When we now consider the different tools and methods, this leaves to some obvious and less obvious requirements. Each method must be able to ....

connect to any kind of source system. For example, StarTek is an onPrem Rest API, Labware an onPrem Oracle database, SAP Datasphere a cloud SaaS offering, ... A method that does not allow for all current and future sources cannot be used.
support any kind of transformation. SQL like transformation like joins, projections, filter, aggregation, window functions. But also transformations and functions outside of the SQL realm, like calling a google maps API to get back long/lat for a given address or transformations implemented in 3GL languages. A method that does not support 100% of all current and future transformation requirements cannot be used.
provide low latency integration, say less than 1 minute delay, between a change in the source and the data arriving in Fabric Lakehouse - obviously source system specific.
load the target tables with a commit timestamp and a soft delete flag.
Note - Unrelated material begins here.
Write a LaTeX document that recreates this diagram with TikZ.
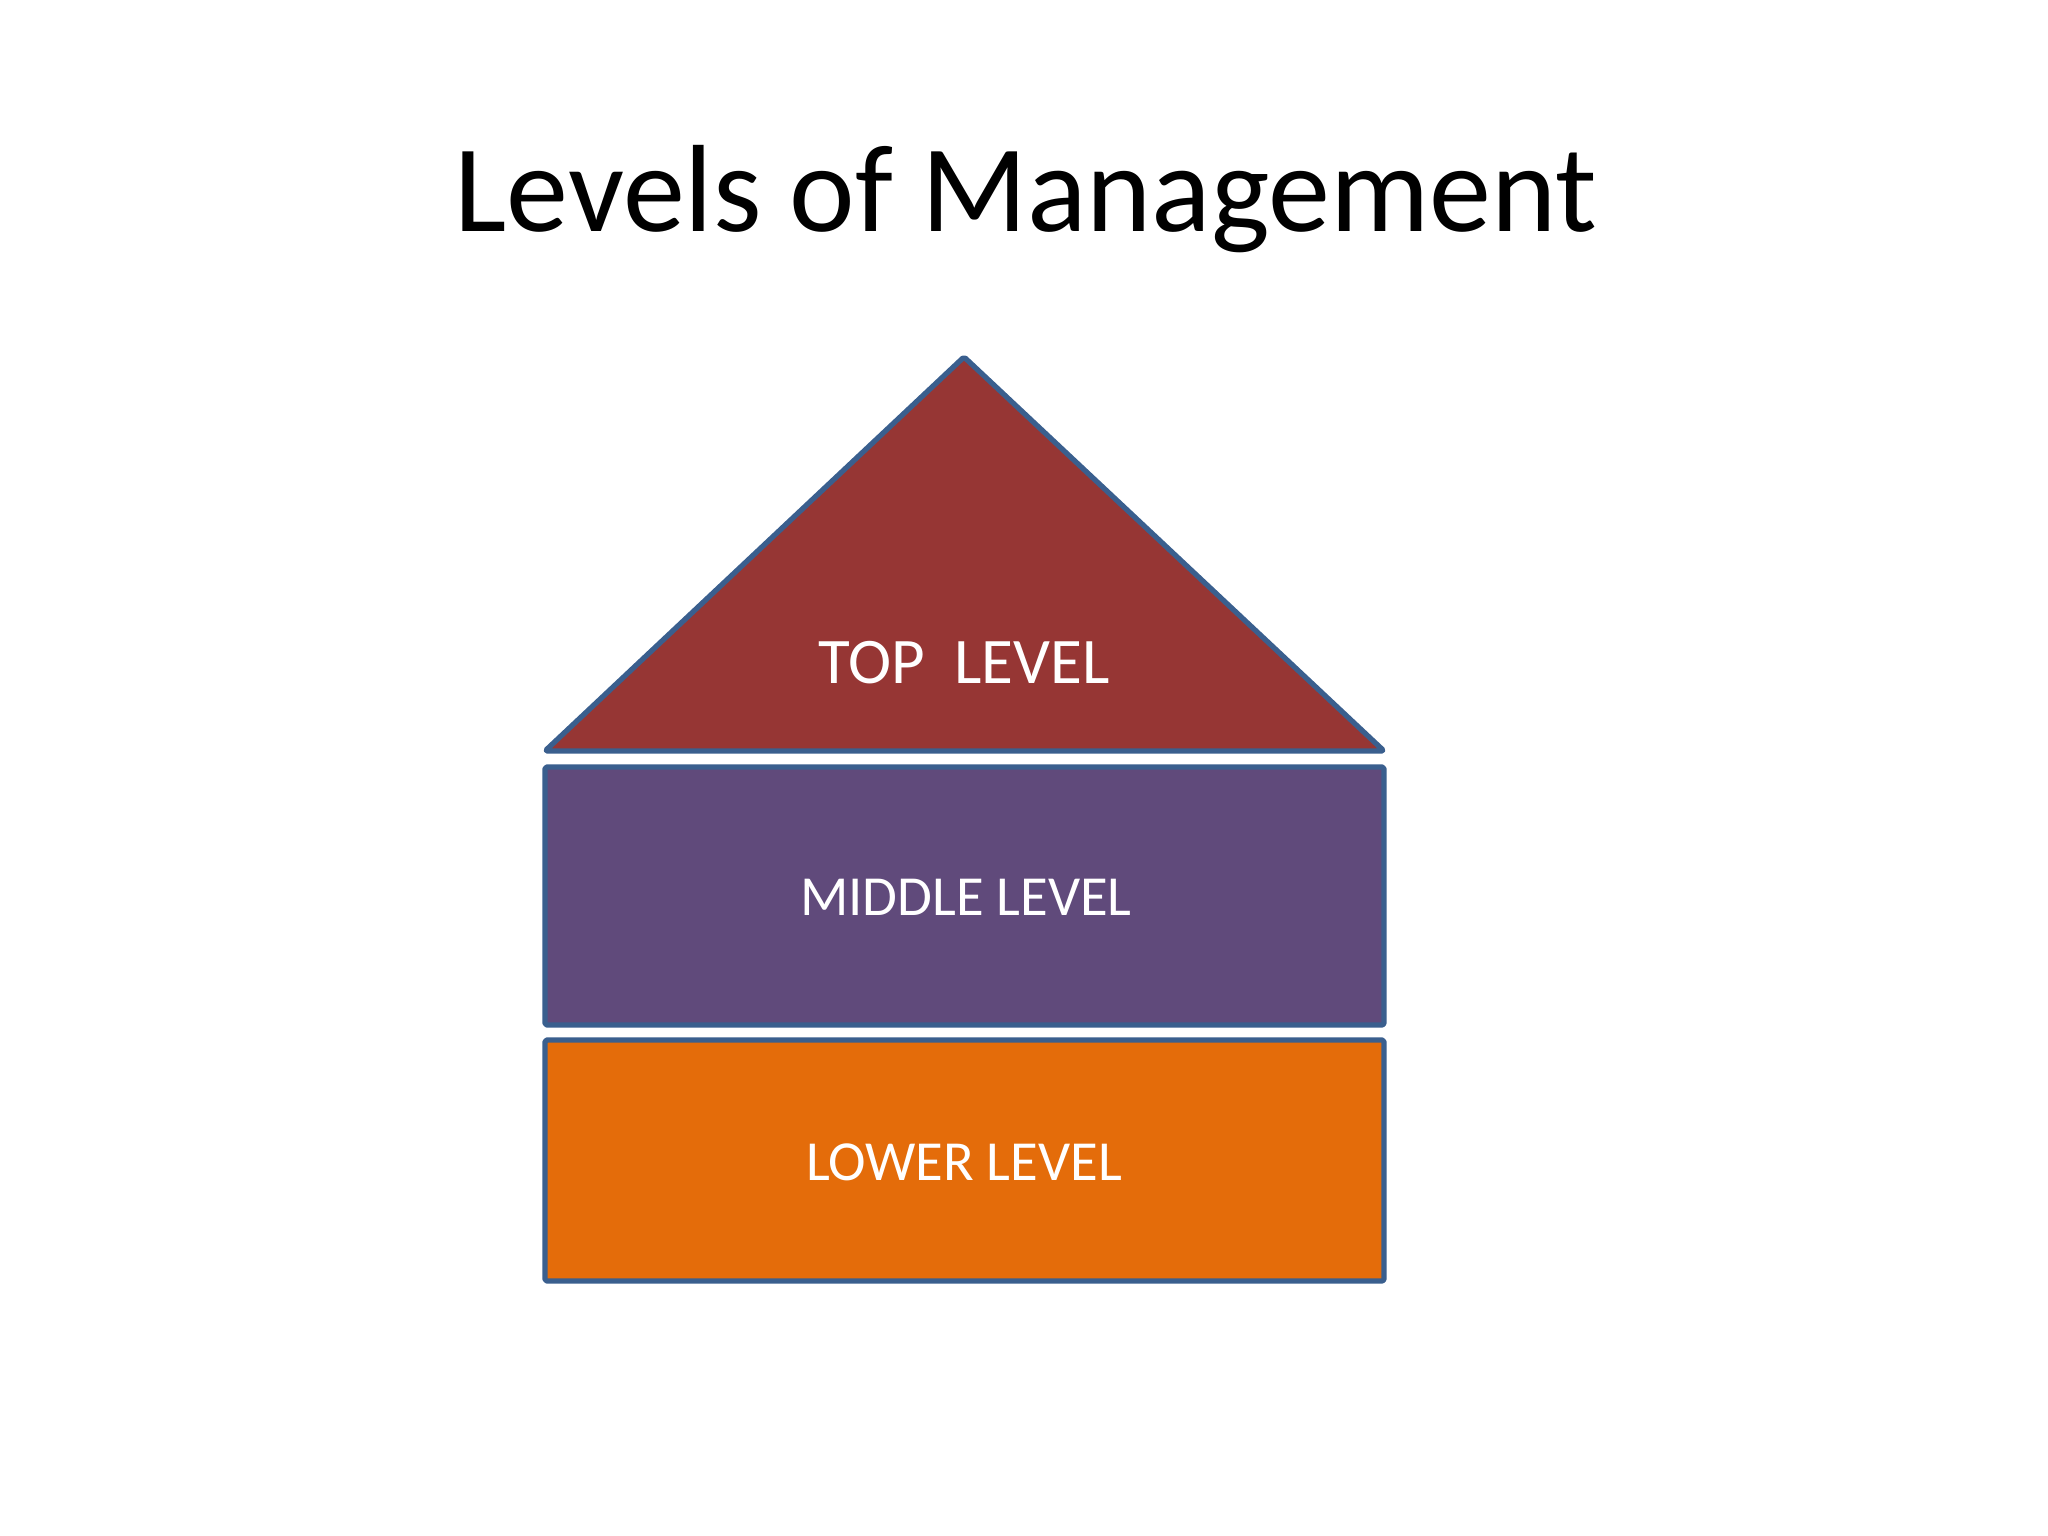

The commit instead of the change timestamp is important, because otherwise if a change was made at 09:00 and committed at 09:15 would not be visible for a delta run at 09:10. And the next delta run will read all changes from 09:10 onward and hence skip the row changed at 09:00. The requirement is simply, we copied the sales order header and sales order line item table into Fabric and now those two tables get joined to load the sales order fact table. This must be implemented via a delta logic.
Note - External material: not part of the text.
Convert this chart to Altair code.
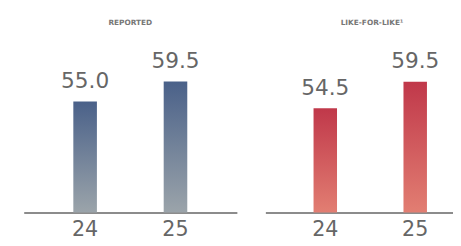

be implemented quickly, for simple and complex logic. Transformation logic has the same requirements as classic programming languages: modularization, reuse of common code, inline documentation.
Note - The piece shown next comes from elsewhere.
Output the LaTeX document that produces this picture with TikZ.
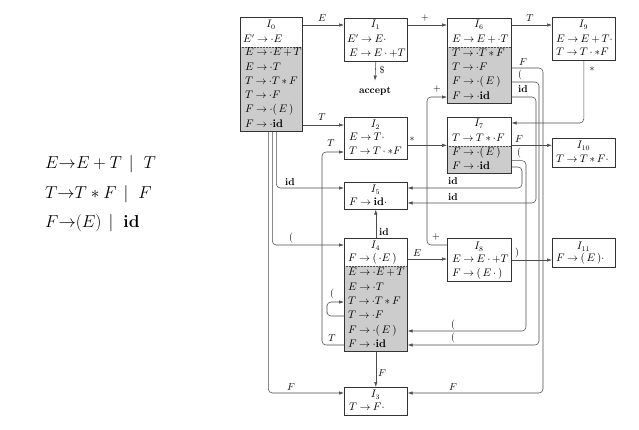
\documentclass[tikz,border=0pt]{standalone}
\usetikzlibrary{arrows.meta}
\begin{document}
\begin{tikzpicture}[x=1pt,y=-1pt,
  stbox/.style={draw=black!80,line width=0.6pt,inner sep=0pt,anchor=north west},
  itm/.style={anchor=west,inner sep=0pt,text height=7pt,text depth=2pt,font=\fontsize{10.5}{12}\selectfont,execute at begin node={\thickmuskip=4mu\relax\medmuskip=3mu\relax}},
  ttl/.style={inner sep=0pt,text height=7pt,text depth=2pt,font=\fontsize{10.5}{12}\selectfont},
  lbl/.style={inner sep=0pt,font=\fontsize{10}{12}\selectfont},
  conn/.style={draw=black!70,line width=0.55pt,rounded corners=4pt,-{Latex[length=5pt,width=3.4pt]}},
  clos/.style={fill=black!20},
  sepline/.style={draw=black!70,densely dotted,line width=0.5pt},
  gram/.style={anchor=west,inner sep=0pt,text height=12pt,text depth=4pt,font=\fontsize{18}{21}\selectfont}
]
\useasboundingbox (0,0) rectangle (639,429);

% grammar
\node[gram] (g1) at (45,164) {$E{\to}E+T\hspace{7pt}|\hspace{10pt}T$};
\node[gram] (g2) at (45,194) {$T{\to}T*F\hspace{7pt}|\hspace{10pt}F$};
\node[gram] (g3) at (45,223) {$F{\to}(E)\hspace{7pt}|\hspace{10pt}\mathbf{id}$};

% closure shading
\fill[clos] (240,47) rectangle (302,131);
\fill[clos] (344,266) rectangle (407,351);
\fill[clos] (447,47) rectangle (511,103);
\fill[clos] (447,146) rectangle (511,173);
\draw[sepline] (240,47) -- (302,47);
\draw[sepline] (344,266) -- (407,266);
\draw[sepline] (447,47) -- (511,47);
\draw[sepline] (447,146) -- (511,146);

% state boxes
\node[stbox,minimum width=62pt,minimum height=114pt] (I0) at (240,17) {};
\node[stbox,minimum width=63pt,minimum height=43pt] (I1) at (344,18) {};
\node[stbox,minimum width=63pt,minimum height=42pt] (I2) at (344,117) {};
\node[stbox,minimum width=63pt,minimum height=28pt] (I3) at (344,387) {};
\node[stbox,minimum width=63pt,minimum height=113pt] (I4) at (344,238) {};
\node[stbox,minimum width=63pt,minimum height=27pt] (I5) at (344,182) {};
\node[stbox,minimum width=64pt,minimum height=85pt] (I6) at (447,18) {};
\node[stbox,minimum width=64pt,minimum height=56pt] (I7) at (447,117) {};
\node[stbox,minimum width=64pt,minimum height=43pt] (I8) at (447,238) {};
\node[stbox,minimum width=63pt,minimum height=43pt] (I9) at (552,17) {};
\node[stbox,minimum width=63pt,minimum height=29pt] (I10) at (552,138) {};
\node[stbox,minimum width=63pt,minimum height=29pt] (I11) at (552,238) {};

% I0
\node[ttl] (I0-0) at (271,25) {$I_0$};
\node[itm] (I0-1) at (243,40) {$E'\to\cdot E$};
\node[itm] (I0-2) at (245,53) {$E\to\cdot E+T$};
\node[itm] (I0-3) at (245,68) {$E\to\cdot T$};
\node[itm] (I0-4) at (245,82) {$T\to\cdot T*F$};
\node[itm] (I0-5) at (245,96) {$T\to\cdot F$};
\node[itm] (I0-6) at (245,110) {$F\to\cdot(\,E\,)$};
\node[itm] (I0-7) at (245,125) {$F\to\cdot\mathbf{id}$};
% I1
\node[ttl] (I1-0) at (375.5,25) {$I_1$};
\node[itm] (I1-1) at (347,40) {$E'\to E\cdot$};
\node[itm] (I1-2) at (349,54) {$E\to E\cdot +T$};
% I2
\node[ttl] (I2-0) at (375.5,125) {$I_2$};
\node[itm] (I2-1) at (349,138) {$E\to T\cdot$};
\node[itm] (I2-2) at (349,152) {$T\to T\cdot *F$};
% I3
\node[ttl] (I3-0) at (375.5,395) {$I_3$};
\node[itm] (I3-1) at (349,408) {$T\to F\cdot$};
% I4
\node[ttl] (I4-0) at (375.5,246) {$I_4$};
\node[itm] (I4-1) at (348,259) {$F\to(\,\cdot E\,)$};
\node[itm] (I4-2) at (348,273) {$E\to\cdot E+T$};
\node[itm] (I4-3) at (348,288) {$E\to\cdot T$};
\node[itm] (I4-4) at (348,302) {$T\to\cdot T*F$};
\node[itm] (I4-5) at (348,316) {$T\to\cdot F$};
\node[itm] (I4-6) at (348,331) {$F\to\cdot(\,E\,)$};
\node[itm] (I4-7) at (348,345) {$F\to\cdot\mathbf{id}$};
% I5
\node[ttl] (I5-0) at (375.5,190) {$I_5$};
\node[itm] (I5-1) at (349,203) {$F\to\mathbf{id}\cdot$};
% I6
\node[ttl] (I6-0) at (479,25) {$I_6$};
\node[itm] (I6-1) at (452,40) {$E\to E+\cdot T$};
\node[itm] (I6-2) at (452,54) {$T\to\cdot T*F$};
\node[itm] (I6-3) at (452,68) {$T\to\cdot F$};
\node[itm] (I6-4) at (452,82) {$F\to\cdot(\,E\,)$};
\node[itm] (I6-5) at (452,97) {$F\to\cdot\mathbf{id}$};
% I7
\node[ttl] (I7-0) at (479,124) {$I_7$};
\node[itm] (I7-1) at (452,139) {$T\to T*\cdot F$};
\node[itm] (I7-2) at (452,153) {$F\to\cdot(\,E\,)$};
\node[itm] (I7-3) at (452,167) {$F\to\cdot\mathbf{id}$};
% I8
\node[ttl] (I8-0) at (479,247) {$I_8$};
\node[itm] (I8-1) at (452,260) {$E\to E\cdot +T$};
\node[itm] (I8-2) at (452,274) {$F\to(\,E\,\cdot\,)$};
% I9
\node[ttl] (I9-0) at (583.5,25) {$I_9$};
\node[itm] (I9-1) at (556,40) {$E\to E+T\cdot$};
\node[itm] (I9-2) at (556,53) {$T\to T\cdot *F$};
% I10
\node[ttl] (I10-0) at (583.5,146) {$I_{10}$};
\node[itm] (I10-1) at (556,160) {$T\to T*F\cdot$};
% I11
\node[ttl] (I11-0) at (583.5,247) {$I_{11}$};
\node[itm] (I11-1) at (556,259) {$F\to(\,E\,)\cdot$};

% accept
\node[lbl,font=\fontsize{10}{12}\selectfont\bfseries] (acc) at (375,91) {accept};

% lanes
\coordinate (laneF6) at (543,200);
\coordinate (laneP6) at (539,200);
\coordinate (laneI6) at (536,150);
\coordinate (laneP7) at (526,250);
\coordinate (laneI7) at (522,178);
\coordinate (lanePlus) at (427,170);
\coordinate (laneLoop) at (327,309);
\coordinate (laneT) at (322,250);

% connectors
\draw[conn] (I0.east |- I0-0) -- (I1.west |- I0-0);
\draw[conn] (I1.east |- I1-0) -- (I6.west |- I1-0);
\draw[conn] (I6.east |- I6-0) -- (I9.west |- I6-0);
\draw[conn] (I1.south) -- ([yshift=6pt]acc.north);
\draw[conn] (I0.east |- I0-7) -- (I2.west |- I0-7);
\draw[conn] (I2.east |- I7.west) -- (I7.west);
\draw[conn] (I9.south) |- ([yshift=-6pt]I7.north east);
\draw[conn] (I7.east) -- (I7.east -| I10.west);
\draw[conn] (I6.east |- I6-3) -| (laneF6) |- ([yshift=-6pt]I3.north east);
\draw[conn] (I6.east |- I6-4) -| (laneP6) |- (I4.east |- I4-7);
\draw[conn] (I6.east |- I6-5) -| (laneI6) |- (I5.east |- I5-1);
\draw[conn] ([yshift=13pt]I7.south east) -| (laneP7) |- (I4.east |- I4-6);
\draw[conn] (I7.east |- I7-3) -| (laneI7) |- ([yshift=-6pt]I5.north east);
\draw[conn] ([yshift=-7pt]I8.north west) -| (lanePlus) |- (I6.west |- I6-5);
\draw[conn] (I4.east |- I4-1) -- (I8.west |- I4-1);
\draw[conn] (I8.east |- I8-1) -- (I11.west |- I8-1);
\draw[conn] (I4.north) -- (I5.south);
\draw[conn] (I4.south) -- (I3.north);
\draw[conn] (I4.west |- I4-5) -| (laneLoop) |- (I4.west |- I4-4);
\draw[conn] (I4.west |- I4-7) -| (laneT) |- (I2.west |- I2-2);
\draw[conn] ([xshift=5pt]I0.south) |- ([yshift=-6pt]I5.north west);
\draw[conn] ([xshift=1pt]I0.south) |- ([yshift=-7pt]I4.north west);
\draw[conn] ([xshift=-3pt]I0.south) |- ([yshift=-6pt]I3.north west);

% labels
\node[lbl] (lE01) at (322,18) {$E$};
\node[lbl] (lP16) at (425,18) {$+$};
\node[lbl] (lT69) at (530,18) {$T$};
\node[lbl] (lDol) at (382,70) {\$};
\node[lbl] (lT02) at (322,117) {$T$};
\node[lbl] (lS27) at (412,139) {$*$};
\node[lbl] (lS97) at (592,69) {$*$};
\node[lbl] (lF710) at (519,139) {$F$};
\node[lbl] (lF6) at (523,62) {$F$};
\node[lbl] (lP6) at (520,75) {$($};
\node[lbl] (lI6) at (523,89) {$\mathbf{id}$};
\node[lbl] (lP7) at (519,153) {$($};
\node[lbl] (lI7b) at (453,181) {$\mathbf{id}$};
\node[lbl] (lI6b) at (453,197) {$\mathbf{id}$};
\node[lbl] (lP7b) at (453,325) {$($};
\node[lbl] (lP6b) at (453,338) {$($};
\node[lbl] (lF6b) at (453,387) {$F$};
\node[lbl] (lPl1) at (437,89) {$+$};
\node[lbl] (lPl2) at (436,237) {$+$};
\node[lbl] (lE48) at (417,253) {$E$};
\node[lbl] (lR811) at (517,253) {$)$};
\node[lbl] (lI45) at (384,232) {$\mathbf{id}$};
\node[lbl] (lF43) at (382,373) {$F$};
\node[lbl] (lP44) at (332,294) {$($};
\node[lbl] (lT42a) at (331,143) {$T$};
\node[lbl] (lT42b) at (332,338) {$T$};
\node[lbl] (lI05) at (290,182) {$\mathbf{id}$};
\node[lbl] (lP04) at (291,238) {$($};
\node[lbl] (lF03) at (291,387) {$F$};
\end{tikzpicture}
\end{document}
copy not only the data but also the metadata. For all 1:1 mappings the column metadata like exact datatype (NVARCHAR(1), not just String) is preserved as well as column comments, for more complex mappings the metadata can be derived (case when the col1 else col2 end; data types and comments can be derived). At table level the metadata is table comments, partition information, primary key, foreign keys.
generate the impact/lineage information on table and column level from the sources to the reports. The user must be able to answer questions like "Where is the source table being used?", "If the source modifies the definition of a column, what target tables and columns are impacted?", "The value in the target looks wrong, where does it come from and what kind of transformations have been applied?"
support reading and transforming deeply nested structures, e.g. a Json document with multiple levels or the result of a RestFul API call.
process the data fast, throughput should be in 10k rows per second and better.
process the data with little costs, meaning the cost of running the dataflow should be fractions of cents per million of source rows. For example, starting an entire Spark cluster, just to be told that the source has no new records, would be quite an overhead. Even if Fabric encapsulates all, we still pay per CUs.
work with a CICD pipeline. A developer works on the code, saves it in an incomplete state but that does not interfere with the currently deployed version. When he commits the code it gets deployed. When the code is committed into the prod branch, it is ready to be deployed and is deployed at a suitable time manually by somebody else.
work with git. Two people working on the same artifact at the same time and later the code is merged. History shows what has been changed. Code reviews with pull requests.
provide operational statistics. How many record read, transformed and written in what time. Provide measures to identify hot spots (profiling info).
proactively trigger alerts when something happens, run time too long, error, daily delta not executed although it should (somebody deactivated the schedule?).
differentiate between temporary technical errors (e.g. source system down) and data errors (e.g. field missing).
recover from errors automatically for temporary technical errors and notify support about data errors immediately.
support schema evolution out of the box.
trigger all dataflows that depend on the loaded target tables, so that they can process the changes.
provide data sensitivity and applicable data regulation for each target table.
support test automation. For example, instead of reading the current data in the source, use a mock source with stable data, apply all the transformations and load into a mock target to compare the actual result with the expected result via asserts.
support switching from initial to delta loads and re-run an initial load of all or parts at any time.

At the end it is a cost comparison question.

Speed and hence cost of development.
Availability and cost of resources with a certain skill set.
Number of resources required to keep the system alive.
Cost of maintaining and enhancing the system, e.g. source got a new column.
Agility to react to new demands.
Reuse of the data for other projects.
Scaling the cloud resource to the demand, e.g. during initial load a massive amount of resources will be needed, the daily delta little and if there were no changes in the source the data movement should cost zero.

By using Python and DuckDB, we get the flexibility of Python with the processing power of an in-memory, columnar ANSI SQL database. Coupled that with Kafka as event broker to trigger dependent processes checks every single requirement and enables a future proof solution.